Les valeurs du pavillon sont affichées en toutes lettres sur les murs des corridors. Elles s’appliquent à tous et créent une cohésion entre les résidents et le personnel. Tous ont le même cadre, les mêmes objectifs : créer un meilleur avenir.

Myka s’est quant à elle fait offrir un poste d’intervenante après avoir perdu un emploi lucratif dans le domaine des assurances. Elle gagne maintenant le tiers de son salaire d’avant, mais ne s’est jamais sentie aussi bien dans son travail.

« De voir les gens passer par le même chemin que moi, je trouve ça vraiment l’fun. De pouvoir les aider et de me dire que je peux le faire même si j’ai déjà eu des problèmes, et que j’ai encore des problèmes, c’est tellement gratifiant. »

— Une citation de  Myka Lapointe, intervenante au pavillon de l’Assuétude

Les freins à la thérapie

Le pavillon de l’Assuétude a dû réduire le nombre de places disponibles à cause des mesures liées à la pandémie. Mais maintenant que les règles sont assouplies, c’est le manque de main d’œuvre qui limite l’accès au service.

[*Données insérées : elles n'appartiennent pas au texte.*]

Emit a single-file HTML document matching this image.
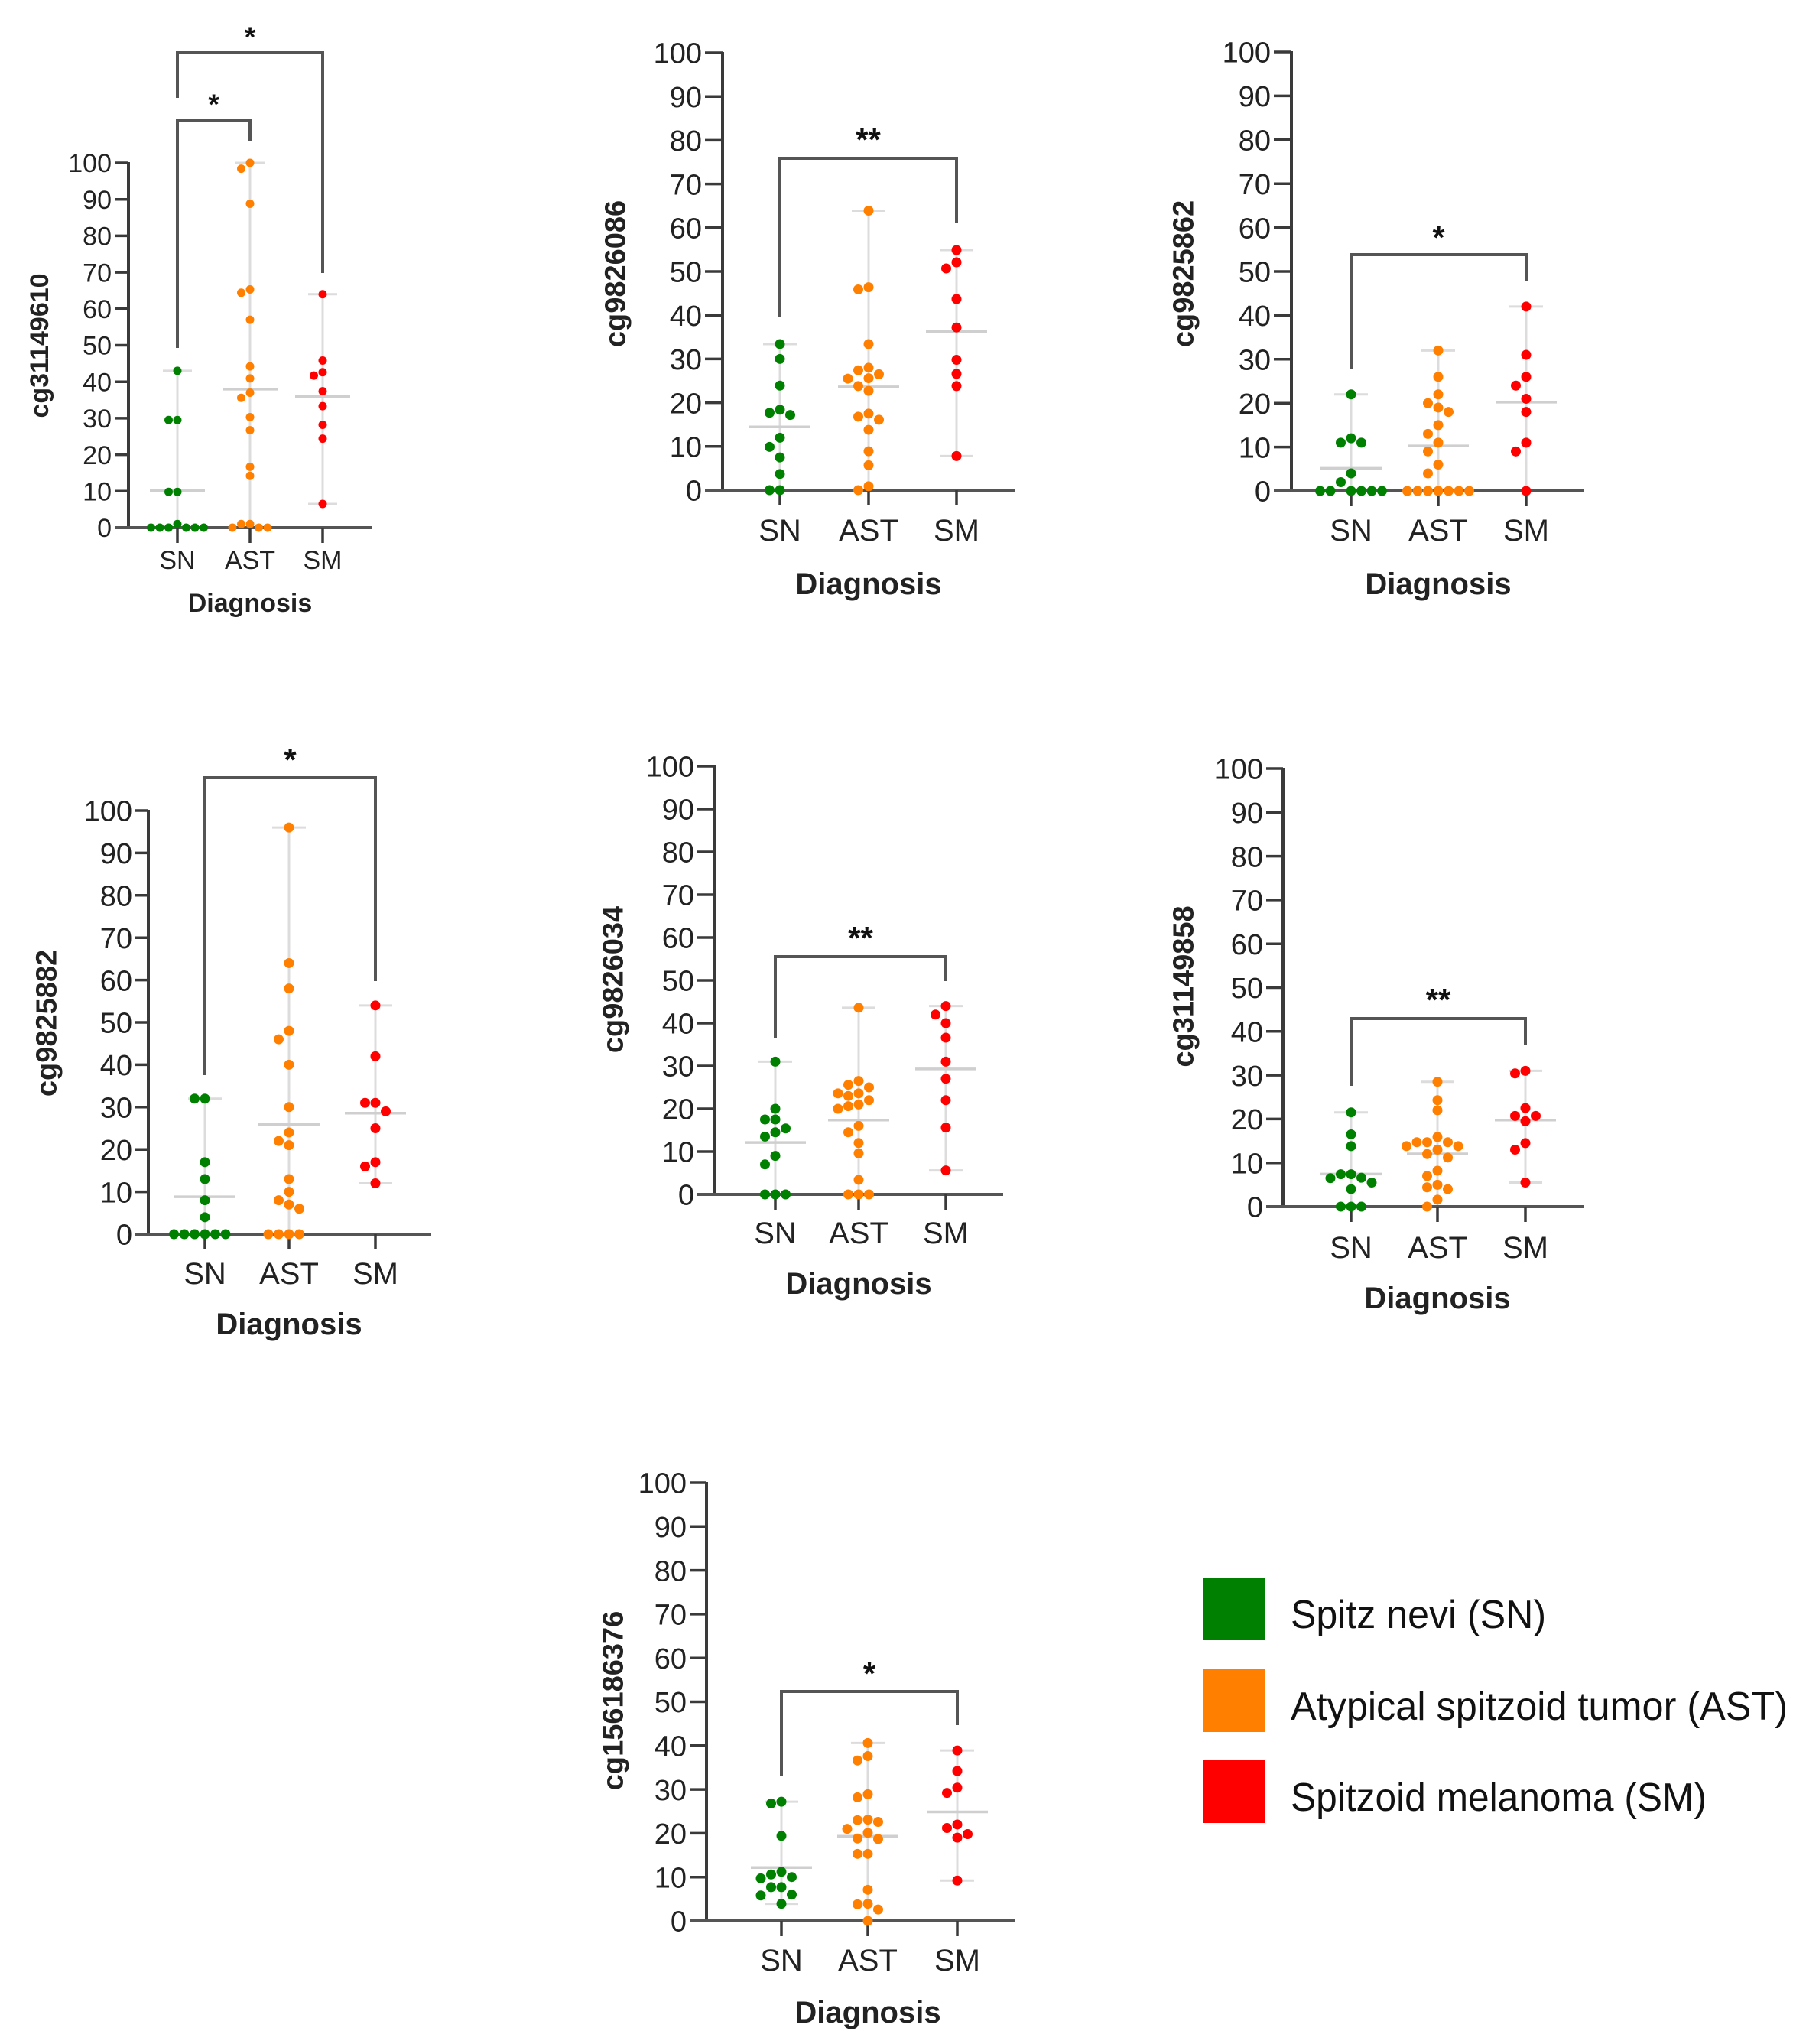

Des subventions, on va toujours en prendre, comme n’importe où. Mais après ça, moi je ne m’invente pas du personnel avec ça, lance Jolyanne.

Une chambre avec un lit simple.

Les chambres sont de nouveau partagées par deux résidents, maintenant que les mesures sanitaires sont assouplies.

Photo : Radio-Canada / Pascale Langlois

Même problème pour préparer la sortie des résidents après trois mois de thérapie pendant lesquels ils ont accès à du soutien 24 heures sur 24. L’accès aux services de santé mentale et au logement est autant de soucis pour les intervenantes que pour les résidents. Et je sens toute l’impuissance de Jolyanne et de son équipe face à l’ampleur de la tâche.

À quelques jours de sa sortie, Elysa m’a confié qu’elle était d’abord inquiète de savoir ce qui l’attendait. Mais maintenant qu’elle a trouvé un emploi, un appartement et une colocataire, elle est soulagée. Elle est confiante que sa meilleure amie sera là pour l’encourager et la soutenir dans son cheminement.

On est devant des listes d’attente pour tout, pour avoir des employés, pour avoir des services. C’est sûr que là [éviter] la rechute, c’est encore plus tough , ajoute-t-elle à regret. Mais elle voit bien à quel point toutes les instances tentent de travailler main dans la main pour surmonter ces obstacles, et donner la deuxième chance que les personnes vivant avec une dépendance souhaitent tant.